Job
Go through the material below and report how many lines contain "React". Give only the number.

Material

>>>

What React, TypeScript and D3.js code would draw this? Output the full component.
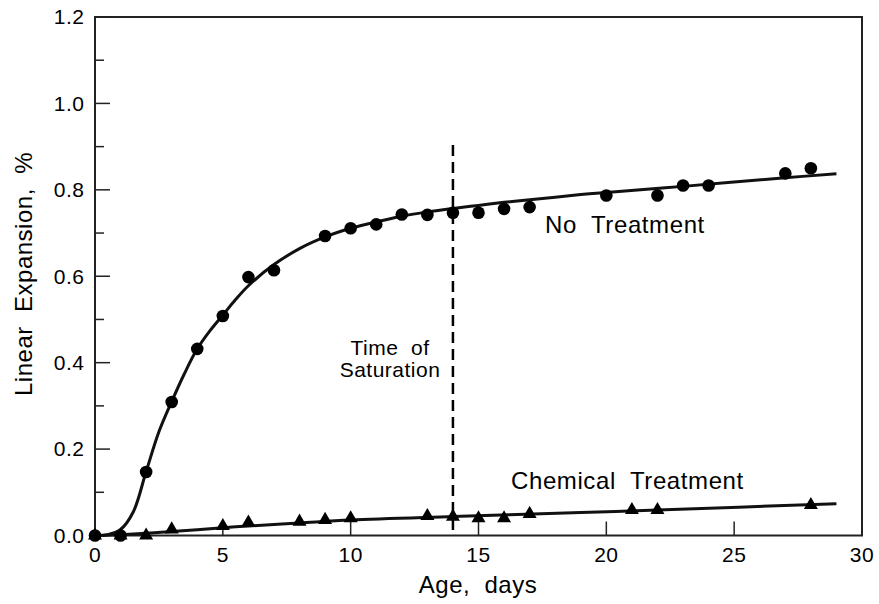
import React from "react";
import * as d3 from "d3";

// Measured points
const noTreatDays = [0, 1, 2, 3, 4, 5, 6, 7, 9, 10, 11, 12, 13, 14, 15, 16, 17, 20, 22, 23, 24, 27, 28];
const noTreatValues = [0, 0, 0.147, 0.309, 0.432, 0.508, 0.598, 0.614, 0.693, 0.711, 0.72, 0.743, 0.742, 0.747, 0.747, 0.756, 0.76, 0.787, 0.787, 0.81, 0.81, 0.838, 0.85];
const chemDays = [0, 1, 2, 3, 5, 6, 8, 9, 10, 13, 14, 15, 16, 17, 21, 22, 28];
const chemValues = [0, 0, 0, 0.014, 0.022, 0.03, 0.032, 0.036, 0.04, 0.045, 0.0435, 0.04, 0.04, 0.05, 0.059, 0.059, 0.0706];

// Fitted curves
const noTreatFitDays = [0, 0.5, 1, 1.5, 2, 2.5, 3, 3.5, 4, 4.5, 5, 5.5, 6, 7, 8, 9, 10, 11, 12, 13, 14, 15, 16, 17, 19, 20, 23, 27, 29];
const noTreatFitValues = [0, 0.002, 0.014, 0.055, 0.148, 0.24, 0.31, 0.375, 0.432, 0.474, 0.51, 0.546, 0.578, 0.627, 0.664, 0.691, 0.711, 0.726, 0.739, 0.749, 0.757, 0.764, 0.771, 0.777, 0.789, 0.794, 0.808, 0.828, 0.837];
const chemFitDays = [0, 1, 2, 3, 5, 6, 8, 10, 14, 19, 22, 29];
const chemFitValues = [0, 0.002, 0.005, 0.009, 0.018, 0.022, 0.029, 0.036, 0.044, 0.053, 0.059, 0.0736];

const xTicks = [0, 5, 10, 15, 20, 25, 30];
const yTicks = [0, 0.2, 0.4, 0.6, 0.8, 1.0, 1.2];
const yMinorTicks = [0.1, 0.3, 0.5, 0.7, 0.9, 1.1];
const saturationDay = 14;

const W = 879;
const H = 604;
const left = 95;
const right = 862;
const top = 17;
const bottom = 535.5;
const font = "'Liberation Sans', Arial, Helvetica, sans-serif";

export default function App() {
  const x = d3.scaleLinear().domain([0, 30]).range([left, right]);
  const y = d3.scaleLinear().domain([0, 1.2]).range([bottom, top]);
  const line = d3
    .line<[number, number]>()
    .x((d) => x(d[0]))
    .y((d) => y(d[1]))
    .curve(d3.curveCatmullRom.alpha(0.5));
  const ntFit = noTreatFitDays.map((d, i) => [d, noTreatFitValues[i]] as [number, number]);
  const chFit = chemFitDays.map((d, i) => [d, chemFitValues[i]] as [number, number]);
  const tri = d3.symbol().type(d3.symbolTriangle).size(85)();

  return (
    <div style={{ position: "absolute", left: 0, top: 0 }}>
      <svg width={W} height={H} style={{ display: "block", background: "#fff" }} fontFamily={font}>
        <rect x={0} y={0} width={W} height={H} fill="#fff" />
        {/* frame */}
        <rect x={left} y={top} width={right - left} height={bottom - top} fill="none" stroke="#222" strokeWidth={2} />
        {/* y ticks */}
        {yTicks.map((t) => (
          <g key={"y" + t}>
            <line x1={left} x2={left + 15} y1={y(t)} y2={y(t)} stroke="#222" strokeWidth={1.5} />
            <text x={84.5} y={y(t)} dy="0.35em" textAnchor="end" fontSize={21} letterSpacing={0.5} fill="#000">
              {t.toFixed(1)}
            </text>
          </g>
        ))}
        {yMinorTicks.map((t) => (
          <line key={"ym" + t} x1={left} x2={left + 9} y1={y(t)} y2={y(t)} stroke="#222" strokeWidth={1.5} />
        ))}
        {/* x ticks */}
        {xTicks.map((t) => (
          <g key={"x" + t}>
            <line x1={x(t)} x2={x(t)} y1={bottom} y2={bottom - 14} stroke="#222" strokeWidth={1.5} />
            <text x={x(t)} y={562} textAnchor="middle" fontSize={21} letterSpacing={0.5} fill="#000">
              {t}
            </text>
          </g>
        ))}
        {/* axis titles */}
        <text x={478} y={593} textAnchor="middle" fontSize={24} letterSpacing={0.5} fill="#000" style={{ whiteSpace: "pre" }}>
          {"Age,  days"}
        </text>
        <text
          transform={`translate(31.5,274) rotate(-90)`}
          textAnchor="middle"
          fontSize={24}
          letterSpacing={0.5}
          fill="#000"
          style={{ whiteSpace: "pre" }}
        >
          {"Linear  Expansion,  %"}
        </text>
        {/* saturation line */}
        <line
          x1={x(saturationDay)}
          x2={x(saturationDay)}
          y1={145}
          y2={bottom}
          stroke="#000"
          strokeWidth={2.5}
          strokeDasharray="11,6"
        />
        <text x={390} y={355} textAnchor="middle" fontSize={21} letterSpacing={0.5} fill="#000" style={{ whiteSpace: "pre" }}>
          {"Time  of"}
        </text>
        <text x={390} y={377} textAnchor="middle" fontSize={21} letterSpacing={0.5} fill="#000">
          Saturation
        </text>
        {/* curves */}
        <path d={line(ntFit) || ""} fill="none" stroke="#111" strokeWidth={3} />
        <path d={line(chFit) || ""} fill="none" stroke="#111" strokeWidth={3} />
        {/* markers */}
        {noTreatDays.map((d, i) => (
          <circle key={"c" + i} cx={x(d)} cy={y(noTreatValues[i])} r={6.3} fill="#000" />
        ))}
        {chemDays.map((d, i) => (
          <path key={"t" + i} d={tri || ""} transform={`translate(${x(d)},${y(chemValues[i])})`} fill="#000" />
        ))}
        {/* labels */}
        <text x={545} y={233} fontSize={24} letterSpacing={0.6} fill="#000" style={{ whiteSpace: "pre" }}>
          {"No  Treatment"}
        </text>
        <text x={511} y={489} fontSize={24} letterSpacing={0.6} fill="#000" style={{ whiteSpace: "pre" }}>
          {"Chemical  Treatment"}
        </text>
      </svg>
    </div>
  );
}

<<<

Written answer
2